Schwaben Redoubt 

Schwaben Redoubt 

The Schwaben Redoubt was a huge fortification on the high ground between Thiepval and St Pierre-Divion. A complex of trenches that characterised the whole of the German front line. In Thiepval Wood, South of the Redoubt, the Men of the Ulster Division were in fine fighting spirit! Before Zero Hour they crept forward towards the German lines and when the bugle sounded all recollection of orders to advance in line was forgotten, if any had been given!? As the barrage was raised the Ulstermen rushed forward and charge. Before the Germans could emerge from their shelters, the 1st line trenches had been entered. They pressed forward more in the the Schwaben Redoubt itself, the resistance was tough. Meanwhile the Germans turned their guns on to the flank of the Ulsters and as the next wave, four Belfast Battalions, came through and found themselves under heavy enfilading fire. The fight for the Schwaben Redoubt was long and vicious. Whole packs of grenades were hurled down in to dugouts and the stove pipes leading in to the living quarters. By mid morning, the position was taken and some 500 prisoners were in British hands. The Troops were however leaderless and out of touch with their divisional command. What the Belfasts had been ordered to do and what they expected to be doing had they not been embroiled in the fight for the Redoubt, was to take the second line that ran South from Grandcourt with the Stuff Redoubt lying on the line of the adcvance from through the Schwaben Redoubt. They pressed on ahead of schedule, this proved fatal, there was no resistance but their own artillery fire working to a rigid schedule stopped their attacks. Those whom remained could see German Troops gathering in Grandcourt ready to counter-attack so returned back to their comrades. There, in their newly captured strongpoint, the Ulsters found themselves isolated. Attacks on each flank had failed and these men, the only to penetrate the German second line, had no support against the gathering strength of Germans.
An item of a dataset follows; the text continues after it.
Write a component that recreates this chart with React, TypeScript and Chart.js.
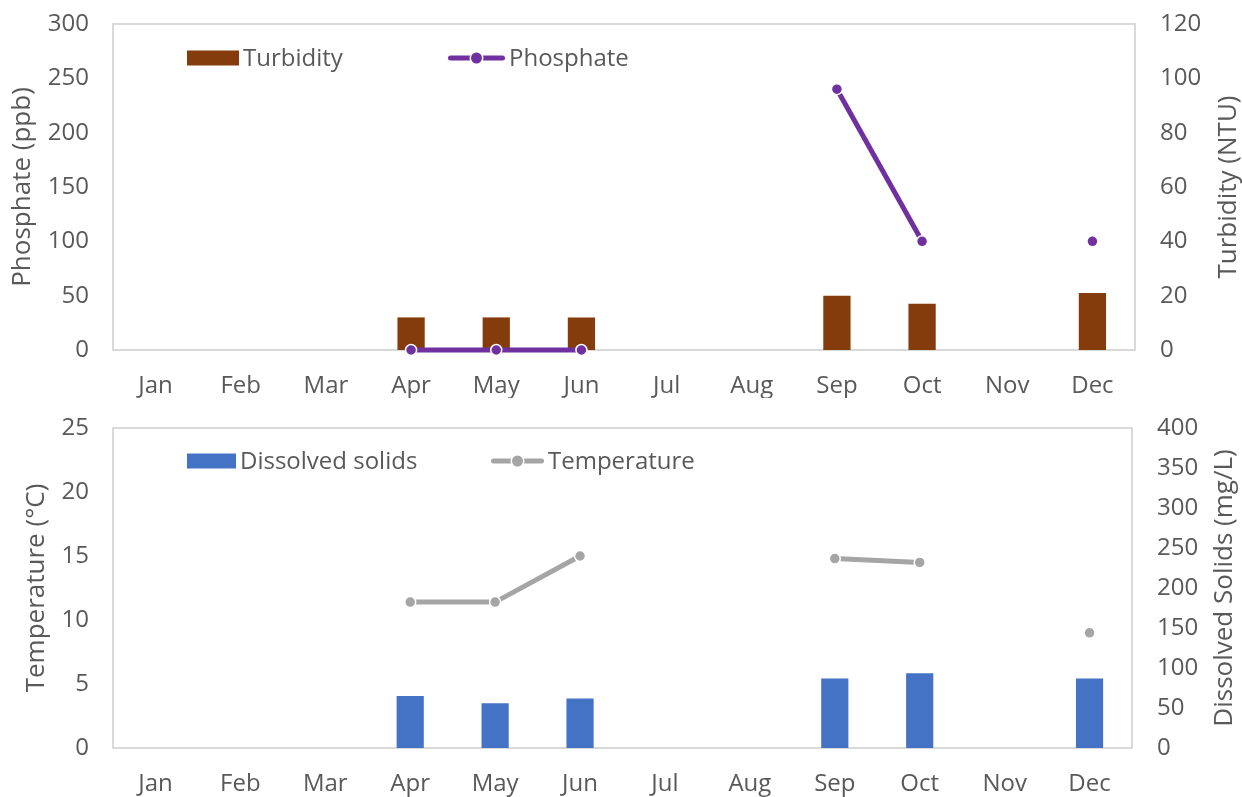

The German attacks to regain the Schwaben Redoubt were unremitting. Each wave was driven off, but the casualties grew and ammunition ran low. By the evening the Ulsters were forced to retire to the old German front line, where they were at last relived by the West Yorks. The adversaries were to occupy these same positions for the next 3 months. The Ulsters lost some 2000 dead and 2700 wounded. 165 were taken prisoner.